– Есть ширнуться?
– Сначала разговор.
Молча вывожу ее из отделения. Никто даже глазом не моргнул. Мы спускаемся по лестнице на четвертый этаж. Сюда же я зову Тавади.
– Спасибо, – коротко говорит он. – Свободен. Дальше я сам.
И опять я жалею, что не успел еще запастить подслушивающими устройствами. Даю себе слово, что в первую очередь по возвращении в Москву разыщу своего боевого товарища, командира разведки. У него наверняка есть нужные в этой области связи.

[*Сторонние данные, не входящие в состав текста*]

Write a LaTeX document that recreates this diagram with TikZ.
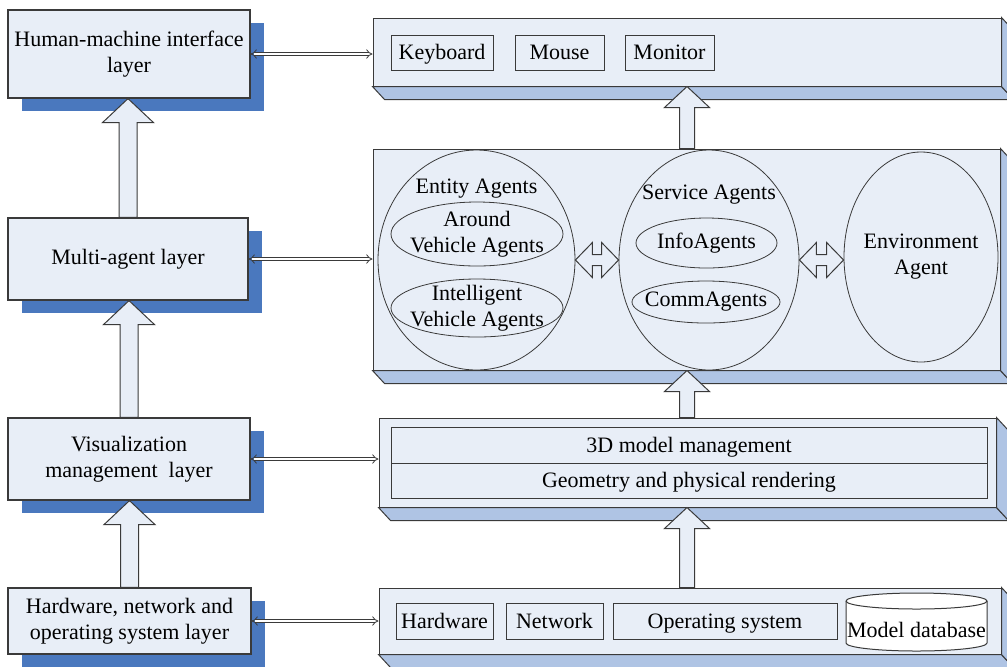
\documentclass[tikz,border=0pt]{standalone}
\usepackage{fontspec}
\setmainfont{Liberation Serif}
\usetikzlibrary{arrows.meta,shapes.geometric,shadows,calc,positioning}

\definecolor{boxfill}{HTML}{E8EEF7}
\definecolor{shadowblue}{HTML}{4A78BE}
\definecolor{slabblue}{HTML}{AFC4E4}
\definecolor{edgegray}{HTML}{3A3A3A}

\tikzset{
  layer/.style={draw=edgegray, fill=boxfill, line width=0.6pt, align=center, inner sep=0pt,
    general shadow={fill=shadowblue, shadow xshift=7pt, shadow yshift=-6.5pt}},
  panel/.style={draw=edgegray, fill=boxfill, line width=0.5pt, inner sep=0pt},
  item/.style={draw=edgegray, fill=boxfill, line width=0.5pt, inner sep=0pt, minimum height=17.5pt,
    text height=9pt, text depth=2pt},
  agent/.style={draw=edgegray, ellipse, line width=0.4pt, inner sep=0pt},
  slabface/.style={draw=edgegray, fill=slabblue, line width=0.5pt},
  blockarr/.style={draw=edgegray, fill=boxfill, line width=0.5pt},
  link/.style={draw=edgegray, line width=0.4pt, double=white, double distance=1.2pt, {Implies}-{Implies}},
}

% front panel with its bottom and right faces
\newcommand{\slab}[1]{%
  \draw[slabface] (#1.south west) -- (#1.south east) -- ([shift={(12,13)}]#1.south east) -- ([shift={(12,13)}]#1.south west) -- cycle;
  \draw[slabface] (#1.north east) -- ([shift={(12,13)}]#1.north east) -- ([shift={(12,13)}]#1.south east) -- (#1.south east) -- cycle;}

% hollow up arrow: bottom, top, half shaft, half head, head length
\newcommand{\blockup}[5]{%
  \draw[blockarr] let \p1=#1, \p2=#2 in
    (\x1-#3,\y1) -- (\x1-#3,\y2-#5) -- (\x1-#4,\y2-#5) -- (\x1,\y2) -- (\x1+#4,\y2-#5) -- (\x1+#3,\y2-#5) -- (\x1+#3,\y1) -- cycle;}

% hollow double arrow between two points
\newcommand{\twinarrow}[2]{%
  \draw[blockarr] let \p1=#1, \p2=#2 in
    (\x1,\y1) -- (\x1+8.5pt,\y1+8.75pt) -- (\x1+8.5pt,\y1+2.75pt) -- (\x2-8.5pt,\y1+2.75pt) -- (\x2-8.5pt,\y1+8.75pt)
    -- (\x2,\y1) -- (\x2-8.5pt,\y1-8.75pt) -- (\x2-8.5pt,\y1-2.75pt) -- (\x1+8.5pt,\y1-2.75pt) -- (\x1+8.5pt,\y1-8.75pt) -- cycle;}

\begin{document}
\begin{tikzpicture}[x=0.5pt, y=-0.5pt, font=\fontsize{11}{13}\selectfont]
\useasboundingbox (0,0) rectangle (1007,666);

% layers
\node[layer, minimum width=121pt, minimum height=44pt] (hmi) at (129,54) {Human-machine interface\\layer};
\node[layer, minimum width=120pt, minimum height=41pt] (mas) at (128,259) {Multi-agent layer};
\node[layer, minimum width=121pt, minimum height=41pt] (vis) at (129,459) {Visualization\\management\ \ layer};
\node[layer, minimum width=121.5pt, minimum height=33pt] (hw) at (129.5,621) {Hardware, network and\\operating system layer};

% panels
\node[panel, minimum width=314pt, minimum height=34pt] (dev) at (687,52) {};
\slab{dev}
\node[panel, minimum width=313.5pt, minimum height=110.5pt] (agt) at (686.5,259.5) {};
\slab{agt}
\node[panel, minimum width=308.5pt, minimum height=44.5pt] (vpan) at (687.5,462.5) {};
\slab{vpan}
\node[panel, minimum width=311pt, minimum height=33pt] (bpan) at (690,621) {};
\slab{bpan}

% devices
\node[item, minimum width=51pt] (kbd) at (442,52.5) {Keyboard};
\node[item, minimum width=44.5pt] (mouse) at (559.5,52.5) {Mouse};
\node[item, minimum width=44.5pt] (mon) at (669.5,52.5) {Monitor};

% agents
\node[agent, minimum width=98.5pt, minimum height=110pt] (ent) at (476.5,260) {};
\node (enttext) at (476.5,189) {Entity Agents};
\node[agent, minimum width=86pt, minimum height=32pt, label={[align=center]center:Around\\Vehicle Agents}] (around) at (477,234) {};
\node[agent, minimum width=86pt, minimum height=29pt, label={[align=center]center:Intelligent\\Vehicle Agents}] (intel) at (477,308) {};
\node[agent, minimum width=90pt, minimum height=110pt] (svc) at (709,260) {};
\node (svctext) at (709,195) {Service Agents};
\node[agent, minimum width=70.5pt, minimum height=25pt, label=center:InfoAgents] (info) at (706.5,243) {};
\node[agent, minimum width=74pt, minimum height=21pt, label=center:CommAgents] (comm) at (706,302) {};
\node[agent, minimum width=77pt, minimum height=105pt, label={[align=center]center:Environment\\Agent}] (env) at (921,257) {};
\twinarrow{(ent.east)}{(svc.west)}
\twinarrow{(svc.east)}{(env.west)}

% visualization
\node[item, minimum width=298pt, minimum height=18pt] (model) at (689,445) {3D model management};
\node[item, minimum width=298pt, minimum height=17.5pt] (render) at (689,480.5) {Geometry and physical rendering};

% hardware
\node[item, minimum width=48.5pt, minimum height=18pt] (hwbox) at (444.5,621) {Hardware};
\node[item, minimum width=48.5pt, minimum height=18pt] (net) at (554.5,621) {Network};
\node[item, minimum width=112pt, minimum height=18pt] (os) at (725,621) {Operating system};
\coordinate (db) at (916.5,622);
\draw[draw=edgegray, fill=white, line width=0.5pt] (846,601) -- (846,643) arc[start angle=180, end angle=360, x radius=35.25pt, y radius=4pt]
  -- (987,601) arc[start angle=0, end angle=180, x radius=35.25pt, y radius=4pt] -- cycle;
\draw[draw=edgegray, line width=0.5pt] (846,601) arc[start angle=180, end angle=360, x radius=35.25pt, y radius=4pt];
\node (dbtext) at (916.5,630) {Model database};

% arrows
\blockup{(hw.north)}{(vis.south)}{4.5pt}{12.75pt}{12pt}
\blockup{(vis.north)}{(mas.south)}{4.5pt}{12.75pt}{12pt}
\blockup{(mas.north)}{(hmi.south)}{4.5pt}{12.75pt}{12pt}
\blockup{(bpan.north -| dev.south)}{(vpan.south)}{3.75pt}{11.25pt}{10.5pt}
\blockup{(vpan.north -| dev.south)}{(agt.south)}{3.75pt}{11.25pt}{10.5pt}
\blockup{(agt.north -| dev.south)}{(dev.south)}{3.75pt}{11.25pt}{10.5pt}

\draw[link] (hmi.east) -- (hmi.east -| dev.west);
\draw[link] (mas.east) -- (mas.east -| agt.west);
\draw[link] (vis.east) -- (vis.east -| vpan.west);
\draw[link] (hw.east) -- (hw.east -| bpan.west);
\end{tikzpicture}
\end{document}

Спускаюсь по лестнице, и тут новая идея приходит в голову. Меня принимают за нарколога. А если...
Бегу в отделение недоношенных. Здесь за сутки ничего не изменилось. Даже не верится, что прошло так мало времени. Останавливаюсь у стеклянной перегородки и рассматриваю малышей. Медсестра, заметив меня, открывает дверь. Это уже другая женщина, не та, что взяла деньги в коробке из-под торта.
– К знакомому малышу пришли, или свой лежит?
Мой белый халат и шапочка не вызывают подозрений. Роддом большой, сотрудников много, студентов и интернов еще больше. Всех знать невозможно.
– Да, родила знакомая девушка.
– Какая фамилия у родильницы?
Уже открыл рот, чтобы сказать: «Селезнева», – и захлопнул: я же не знаю, может быть, сейчас у Лизы фамилия мужа.
– Соколова.
– Наркоманка? Ну, и знакомые у вас!
– Это моя пациентка, – отвечаю тихо. – Я нарколог. Вот, пришел посмотреть на ребенка.
Медсестра подводит меня к кувезу. Малыш спокойно спит, только иногда вздрагивают ручки и ножки. Сколько ни смотрю на него, не могу понять, это сынишка Лизы или наркоманки Соколовой. Издалека ночью не разглядел.
– Хороший малыш, здоровенький. Даже странно. Говорят, мамаша рожала под кайфом.
– Это же хорошо, – прикладываю фонендоскоп к груди ребенка и делаю вид, что слушаю. — Дайте ножницы.
— А зачем?
— Возьму волосок на анализ содержания наркотиков.
– А-а-а, — медсестра приносит ножницы. — Жалко крошку! Только представьте, в какую среду попадет божье дитя! Лучше бы мамаша отказ написала. Мы хороших деток быстро пристраиваем в семью.
– И как это процесс происходит? — я отстригаю несколько мягких волосков и кладу их в пакетик для улик, благо эти дни ношу их с собой.
– Да я не знаю. У нас малыши подрастают и набирают вес до момента усыновления. Сначала здесь, а потом в обычной палате.
– А усыновить может любой?
– Семейная пара. Абы кому не дадут.
Ее слова заставляют меня задуматься. Если Тавади подменил детей, то в этом кувезе лежит сын Лизы. Соколова напишет отказ, и что дальше? Ребенка усыновят, и концы в воду. Неужели босс добивается такого расклада?
Сзади раздается пронзительный детский крик. Оборачиваюсь. Медсестра подбегает к другой кровати.
– Тихо, тихо! Что же с тобой такое, малыш? – и вдруг испуганно кричит. – Доктор, скорее! Помогите! У него судороги!
– Вызывайте реанимацию! – приказываю я. – Быстро!
Медсестра нажимает кнопку на стене, и палата мгновенно наполняется людьми. Я выхожу незамеченным. Меня трясет, словно это я сейчас переживаю абстинентный синдром. Теперь я не сомневаюсь: босс подменил детей. Хорошо, что у меня теперь есть возможность это проверить.
На лестнице снимаю халат. Интересно, о чем разговаривал с наркоманкой Тавади? Но выяснение этого вопроса оставляю на потом. У меня есть домашний адрес девицы, даже если сбежит, найду.
Весь следующий день я занимаюсь расследованием. Лизу по-прежнему держат на седативных препаратах. Она все время спит. С одной стороны, это хорошо. Организм немного восстановится перед тем, как ей сообщат плохие новости. Как бы я хотел быть рядом в этот момент, поддержать, помочь, но босс держит меня на расстоянии.